RAID is now advising the UN Working Group monitoring implementation of the GPs, whilst continuing to argue for their strengthening.
UN and the DRC – background
The war in the Democratic Republic of Congo began when Rwanda and Uganda launched an attack to oust then-President Laurent Kabila from power in 1998. When Angola, Namibia and Zimbabwe intervened on behalf of the Kabila government, the Great Lakes region quickly became embroiled in a six-nation war and one of Africa’s deadliest conflicts. It is now estimated that between three and four million people have since died from fighting, disease or starvation.
A three-year investigation by a UN Panel of Experts, convened by the United Nations Security Council in 2000, found that sophisticated networks of high-level political, military and business persons in cahoots with various rebel groups were intentionally fuelling the conflict in order to retain their control over the country’s natural resources.
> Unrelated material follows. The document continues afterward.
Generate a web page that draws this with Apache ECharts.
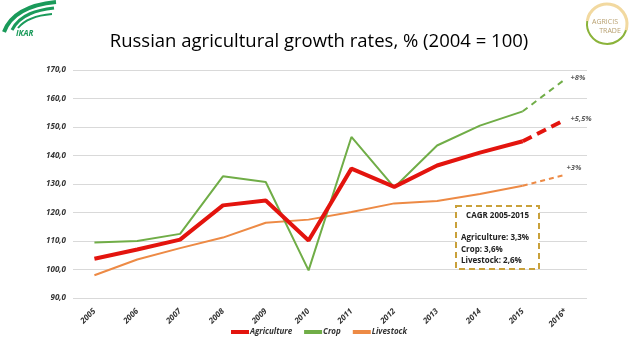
<!DOCTYPE html>
<html><head><meta charset="utf-8">
<script src="https://cdn.jsdelivr.net/npm/echarts@6/dist/echarts.min.js"></script>
<style>html,body{margin:0;padding:0;background:#fff}#c{width:638px;height:359px}</style>
</head><body><div id="c"></div>
<script>
const categories = ['2005','2006','2007','2008','2009','2010','2011','2012','2013','2014','2015','2016*'];
const agriculture = [103.8,107,110.5,122.5,124.2,110.2,135.4,129,136.5,141,145,152.6];
const crop = [109.5,110,112.5,132.7,130.7,99.7,146.5,128.8,143.5,150.5,155.5,166.9];
const livestock = [98,103.5,107.5,111.2,116.4,117.5,120.2,123.2,124,126.5,129.4,133.3];
const yTicks = [90,100,110,120,130,140,150,160,170];
const growthLabels = ['+5,5%','+8%','+3%'];
const cagrLines = ['CAGR 2005-2015','Agriculture: 3,3%','Crop: 3,6%','Livestock: 2,6%'];

const RED='#e3140e', GREEN='#70ad47', ORANGE='#ed8a45';
const last = categories.length-1;
function solid(a){return a.map((v,i)=>i<last?v:null);}
function dashed(a){return a.map((v,i)=>i>=last-1?v:null);}
const font='"Open Sans", "Liberation Sans", sans-serif';

const chart = echarts.init(document.getElementById('c'));
const labelStyle = {fontFamily:font,fontStyle:'italic',fontWeight:'bold',fontSize:8,color:'#333'};
chart.setOption({
  animation:false,
  title:{text:'Russian agricultural growth rates, % (2004 = 100)',left:'center',top:27,
    textStyle:{fontFamily:font,fontSize:18.5,fontWeight:'normal',color:'#000'}},
  grid:{left:73,right:51,top:70,bottom:61,containLabel:false},
  legend:{bottom:18,left:'center',itemWidth:18,itemHeight:4,itemGap:12,icon:'rect',
    data:['Agriculture','Crop','Livestock'],
    textStyle:{fontFamily:font,fontStyle:'italic',fontWeight:'bold',fontSize:8,color:'#333',padding:[0,0,0,-4]}},
  xAxis:{type:'category',data:categories,boundaryGap:true,
    axisLine:{show:false},axisTick:{show:false},
    axisLabel:Object.assign({rotate:45,margin:12,interval:0},labelStyle)},
  yAxis:{type:'value',min:90,max:170,interval:10,
    axisLine:{show:false},axisTick:{show:false},
    splitLine:{lineStyle:{color:'#d9d9d9',width:1}},
    axisLabel:Object.assign({margin:7,formatter:v=>v.toFixed(1).replace('.',',')},labelStyle)},
  series:[
    {name:'Livestock',type:'line',data:solid(livestock),symbol:'none',lineStyle:{color:ORANGE,width:2},itemStyle:{color:ORANGE},z:2},
    {name:'Livestock',type:'line',data:dashed(livestock),symbol:'none',lineStyle:{color:ORANGE,width:2,type:[5,4]},itemStyle:{color:ORANGE},z:2},
    {name:'Crop',type:'line',data:solid(crop),symbol:'none',lineStyle:{color:GREEN,width:2},itemStyle:{color:GREEN},z:3},
    {name:'Crop',type:'line',data:dashed(crop),symbol:'none',lineStyle:{color:GREEN,width:2,type:[6,5]},itemStyle:{color:GREEN},z:3},
    {name:'Agriculture',type:'line',data:solid(agriculture),symbol:'none',lineStyle:{color:RED,width:4},itemStyle:{color:RED},z:4},
    {name:'Agriculture',type:'line',data:dashed(agriculture),symbol:'none',lineStyle:{color:RED,width:4,type:[10,6]},itemStyle:{color:RED},z:4},
    {type:'scatter',symbolSize:0,silent:true,z:5,
      data:[[last,agriculture[last]],[last,crop[last]],[last,livestock[last]]],
      label:{show:true,position:'right',distance:0,formatter:p=>growthLabels[p.dataIndex],
        fontFamily:font,fontStyle:'italic',fontWeight:'bold',fontSize:7.5,color:'#333'},
      labelLayout:(p)=>({dx:[5,5,1][p.dataIndex],dy:[-1,-1,-7][p.dataIndex]})}
  ],
  graphic:[
    {type:'rect',shape:{x:456,y:206,width:83,height:63},style:{fill:'#fff',stroke:'#c9a13b',lineWidth:2,lineDash:[6,4]},z:10},
    {type:'text',x:497.5,y:216,style:{text:cagrLines[0],align:'center',verticalAlign:'middle',font:'bold 8px '+font,fill:'#222'},z:11},
    {type:'text',x:461,y:238,style:{text:cagrLines[1],verticalAlign:'middle',font:'bold 8px '+font,fill:'#222'},z:11},
    {type:'text',x:461,y:249.5,style:{text:cagrLines[2],verticalAlign:'middle',font:'bold 8px '+font,fill:'#222'},z:11},
    {type:'text',x:461,y:261,style:{text:cagrLines[3],verticalAlign:'middle',font:'bold 8px '+font,fill:'#222'},z:11},
    // IKAR logo
    {type:'bezierCurve',shape:{x1:4,y1:32,x2:56,y2:2,cpx1:12,cpy1:10,cpx2:36,cpy2:4},style:{stroke:'#1a9a5a',lineWidth:4,fill:null}},
    {type:'bezierCurve',shape:{x1:12,y1:30,x2:54,y2:8,cpx1:20,cpy1:14,cpx2:38,cpy2:10},style:{stroke:'#1a9a5a',lineWidth:3,fill:null}},
    {type:'bezierCurve',shape:{x1:18,y1:28,x2:52,y2:14,cpx1:26,cpy1:18,cpx2:40,cpy2:15},style:{stroke:'#1a9a5a',lineWidth:2,fill:null}},
    {type:'text',x:16,y:30,style:{text:'IKAR',font:'italic bold 8px '+font,fill:'#1a9a5a'}},
    // AGRICIS TRADE logo
    {type:'arc',shape:{cx:607,cy:24,r:20,startAngle:0.2,endAngle:Math.PI*1.05},style:{stroke:'#8bb33a',lineWidth:2,fill:null}},
    {type:'arc',shape:{cx:607,cy:24,r:20,startAngle:Math.PI*1.05,endAngle:Math.PI*2.1},style:{stroke:'#f2d9a0',lineWidth:3,fill:null}},
    {type:'text',x:605,y:22,style:{text:'AGRICIS',align:'center',verticalAlign:'middle',font:'7px '+font,fill:'#b8a070'}},
    {type:'text',x:610,y:31,style:{text:'TRADE',align:'center',verticalAlign:'middle',font:'7px '+font,fill:'#b8a070'}}
  ]
});
</script></body></html>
In a series of controversial reports, the Panel exposed the vicious cycle of resource-driven conflict that has taken hold of the DRC. In 2002, the UN Panel of Experts on the Illegal Exploitation of Natural Resources and Other Forms of Wealth of the DRC implicated over 80 foreign companies in the armed conflict, illicit trading of minerals, and human rights violations. Most governments, however, refused to investigate the UN’s allegations and, in the face of their inaction, RAID started to file complaints under the OECD Guidelines for Multinational Enterprises which was then, as it is now, the only mechanism to hold companies to account. Most of the complaints filed were rejected outright or simply ignored.
Despite this, the critical issues raised by the UN with regard to the role of companies in conflict-affected countries have had a profound and lasting impact on the business and human rights debate and led, ultimately, to the establishment of the 2011 UN Guiding Principles on Business and Human Rights.